補足1 ビジカルク→今のEXCELの前身で表組み計算シート。

補足2 HP拡張BASIC→外部にはHP-IBの豊富な同社製の周辺機器が使用できた(HP-IBは後に世界標準GP-IBに発展する)。当時はHP-IBの高速ディスク装置も用意されていた。
 マトリクス演算、拡張プログラミング、マスストレージ、入出力関係、プロッター/プリンター等の専用コマンドは拡張ROMを用意する。データカートリッジは、ディスク同様ランダムアクセスが可能なため、STOREの赤いキーボタン1つで、その都度データーを保存できる。また、現在ではEnterキーになっているが、その頃のHPのコンピュータはEndLine であった。

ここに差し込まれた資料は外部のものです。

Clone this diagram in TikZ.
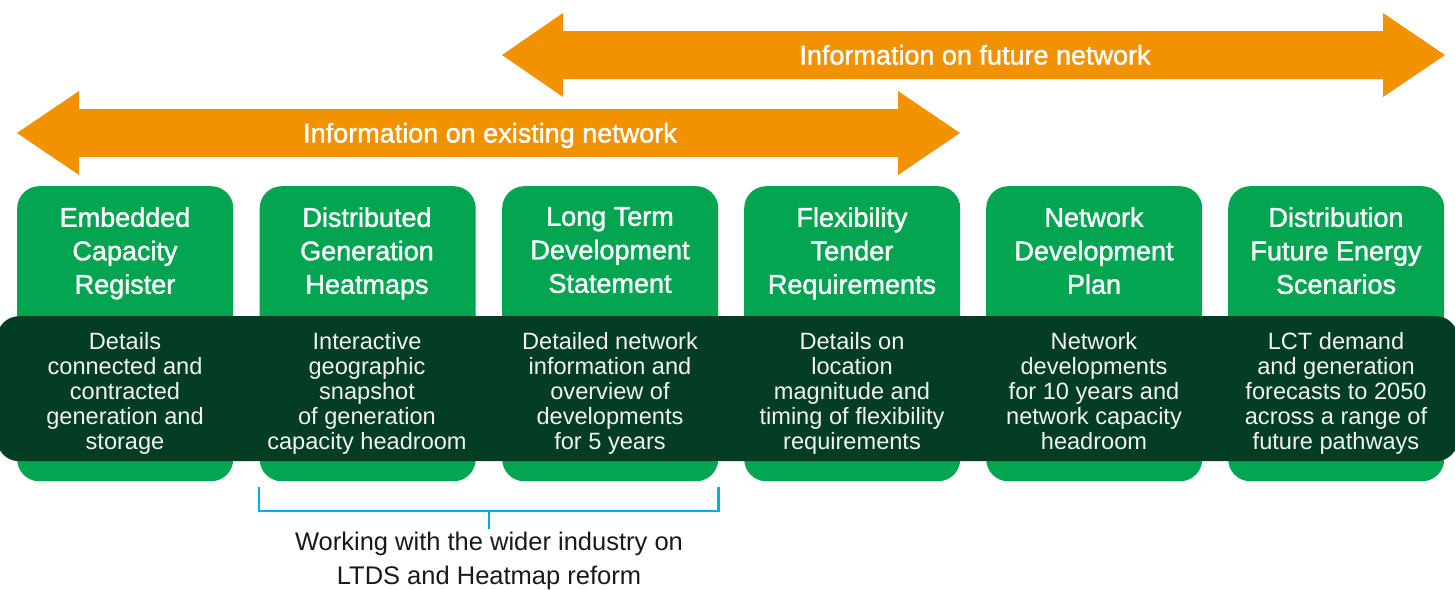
\documentclass[tikz,border=0pt]{standalone}
\usepackage{fontspec}
\setmainfont{Liberation Sans}
\newfontfamily\headfont[FakeBold=1.5]{Liberation Sans}
\usetikzlibrary{calc}
\definecolor{grn}{HTML}{03A551}
\definecolor{dark}{HTML}{033D23}
\definecolor{org}{HTML}{F39200}
\definecolor{brk}{HTML}{00AEEF}
\tikzset{x=1pt,y=-1pt,
 card/.style={fill=grn,rounded corners=22pt,minimum width=216pt,minimum height=295pt,inner sep=0pt,anchor=north west},
 band/.style={fill=dark,rounded corners=22pt,minimum width=1461pt,minimum height=145pt,inner sep=0pt,anchor=north},
 title/.style={text=white,align=center,font=\headfont\fontsize{27}{33.5}\selectfont,anchor=north,inner sep=0pt,execute at begin node=\strut},
 body/.style={text=white!94!dark,align=center,font=\fontsize{23.6}{25}\selectfont,anchor=north,inner sep=0pt,execute at begin node=\strut},
 arrowlabel/.style={text=white,font=\headfont\fontsize{27}{30}\selectfont,inner sep=0pt,anchor=base},
 note/.style={text=black!90,align=center,font=\fontsize{25.5}{33.5}\selectfont,anchor=north,inner sep=0pt,execute at begin node=\strut},
 bracket/.style={draw=brk,line width=2.6pt}
}
\begin{document}
\begin{tikzpicture}
\useasboundingbox (0,0) rectangle (1455,589);
% arrows
\fill[org] (502,55) -- (563,13) -- (563,31) -- (1383,31) -- (1383,13) -- (1445,55) -- (1383,97) -- (1383,79) -- (563,79) -- (563,97) -- cycle;
\node[arrowlabel] (futurelabel) at (975,64.5) {Information on future network};
\fill[org] (17,133) -- (79,91) -- (79,109) -- (898,109) -- (898,91) -- (960,133) -- (898,175) -- (898,157) -- (79,157) -- (79,175) -- cycle;
\node[arrowlabel] (existinglabel) at (490,142.5) {Information on existing network};
% cards
\node[card] (c1) at (17,186) {};
\node[card] (c2) at (259.5,186) {};
\node[card] (c3) at (502,186) {};
\node[card] (c4) at (744,186) {};
\node[card] (c5) at (986,186) {};
\node[card] (c6) at (1228,186) {};
\node[band] (b) at (727.5,316) {};
% titles
\node[title] (t1) at (125,207) {Embedded\\Capacity\\Register};
\node[title] (t2) at (367,207) {Distributed\\Generation\\Heatmaps};
\node[title] (t3) at (610,207) {Long Term\\Development\\Statement};
\node[title] (t4) at (852,207) {Flexibility\\Tender\\Requirements};
\node[title] (t5) at (1094,207) {Network\\Development\\Plan};
\node[title] (t6) at (1336,207) {Distribution\\Future Energy\\Scenarios};
% bodies
\node[body] (d1) at (125,332) {Details\\connected and\\contracted\\generation and\\storage};
\node[body] (d2) at (367,332) {Interactive\\geographic\\snapshot\\of generation\\capacity headroom};
\node[body] (d3) at (610,332) {Detailed network\\information and\\overview of\\developments\\for 5 years};
\node[body] (d4) at (852,332) {Details on\\location\\magnitude and\\timing of flexibility\\requirements};
\node[body] (d5) at (1094,332) {Network\\developments\\for 10 years and\\network capacity\\headroom};
\node[body] (d6) at (1336,332) {LCT demand\\and generation\\forecasts to 2050\\across a range of\\future pathways};
% bracket
\coordinate (bl) at (259,487);
\coordinate (br) at (718.5,487);
\coordinate (bm) at (489,529);
\draw[bracket] (bl) -- (bl |- 0,511) -- (br |- 0,511) -- (br);
\draw[bracket] (bm |- 0,511) -- (bm);
\node[note] (n) at (489,532) {Working with the wider industry on\\LTDS and Heatmap reform};
\end{tikzpicture}
\end{document}
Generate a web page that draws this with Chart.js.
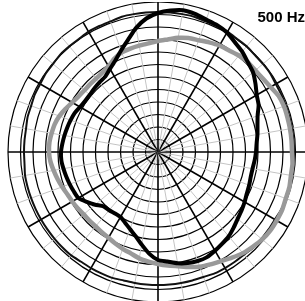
<!DOCTYPE html>
<html>
<head>
<meta charset="utf-8">
<script src="https://cdn.jsdelivr.net/npm/chart.js@4/dist/chart.umd.min.js"></script>
<style>
  html, body { margin: 0; padding: 0; background: #fff; overflow: hidden; }
  #wrap { position: relative; width: 305px; height: 301px; overflow: hidden; }
  #polar { position: absolute; left: 0; top: 2px; }
</style>
</head>
<body>
<div id="wrap">
  <canvas id="polar" width="316" height="300"></canvas>
</div>
<script>
// angles in degrees, clockwise from the top, 5 degree steps
const angles = [0,5,10,15,20,25,30,35,40,45,50,55,60,65,70,75,80,85,90,95,100,105,110,115,
  120,125,130,135,140,145,150,155,160,165,170,175,180,185,190,195,200,205,210,215,220,225,230,235,
  240,245,250,255,260,265,270,275,280,285,290,295,300,305,310,315,320,325,330,335,340,345,350,355];

// thick black curve
const blackCurve = [139,142,144,143,141,140,138,134,131,127,124,119,114,111,106,103,101,99,
  98,97,96,96,97,98,100,102,104,107,110,112,114,116,116,115,113,110,
  108,102,94,87,82,78,75,75,76,77,82,87,92,93,94,95,96,97,
  97,96,95,94,93,92,90,89,89,90,91,92,96,101,108,116,126,134];

// thick grey curve
const greyCurve = [111,113,116,118,119,121,123,124,126,127,127,128,130,133,134,134,134,134,
  134,135,135,136,136,137,137,137,136,134,132,129,126,124,122,119,116,114,
  112,110,108,105,103,101,99,98,97,97,97,98,99,100,102,104,106,108,
  109,109,108,107,105,102,99,97,96,96,96,97,99,103,106,107,108,109];

// medium black curve close to the outer rings
const outerCurve = [140,140,140,140,139,139,139,138,138,137,137,137,136,136,136,136,136,136,
  136,136,136,136,136,136,135,135,135,135,134,134,134,134,133,133,133,133,
  133,133,133,133,134,134,134,134,135,135,135,135,135,135,135,135,135,134,
  134,134,134,135,135,136,136,137,137,138,138,138,139,139,139,140,140,140];

const titleText = '500 Hz';

const titlePlugin = {
  id: 'freqLabel',
  afterDraw(chart) {
    const ctx = chart.ctx;
    ctx.save();
    ctx.fillStyle = '#000';
    ctx.font = 'bold 15px "Liberation Sans", Arial, sans-serif';
    ctx.textAlign = 'right';
    ctx.textBaseline = 'alphabetic';
    ctx.fillText(titleText, 305, 20);
    ctx.restore();
  }
};

new Chart(document.getElementById('polar'), {
  type: 'radar',
  data: {
    labels: angles,
    datasets: [
      {
        data: blackCurve,
        borderColor: '#000',
        borderWidth: 4,
        fill: false,
        pointRadius: 0,
        tension: 0.2
      },
      {
        data: greyCurve,
        borderColor: '#999',
        borderWidth: 4.5,
        fill: false,
        pointRadius: 0,
        tension: 0.2
      },
      {
        data: outerCurve,
        borderColor: '#111',
        borderWidth: 2,
        fill: false,
        pointRadius: 0,
        tension: 0.2
      }
    ]
  },
  options: {
    responsive: false,
    animation: false,
    events: [],
    layout: { padding: 0 },
    plugins: {
      legend: { display: false },
      tooltip: { enabled: false }
    },
    scales: {
      r: {
        min: 0,
        max: 150,
        ticks: { display: false, stepSize: 12.5 },
        pointLabels: { display: false },
        grid: { circular: true, color: '#000', lineWidth: 1.2 },
        angleLines: {
          color: (c) => c.index % 6 === 0 ? '#000' : (c.index % 2 === 0 ? '#c4c4c4' : 'rgba(0,0,0,0)'),
          lineWidth: (c) => c.index % 6 === 0 ? 1.6 : 1
        }
      }
    }
  },
  plugins: [titlePlugin]
});
</script>
</body>
</html>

EndLineキーが押されると、各Lineごとの文法エラーはもとより、各Lineにまたがる論理矛盾まで指摘をする優れものであった。

補足3 当時は、横河電機との合弁会社である横河・ヒューレット・パッカード㈱で取り扱われた。現在のコンピュータ、プリンターは日本ヒューレット・パッカード㈱の取り扱い。その頃の国内製品では、日本電気がN88BASIC搭載のPC8801を発売。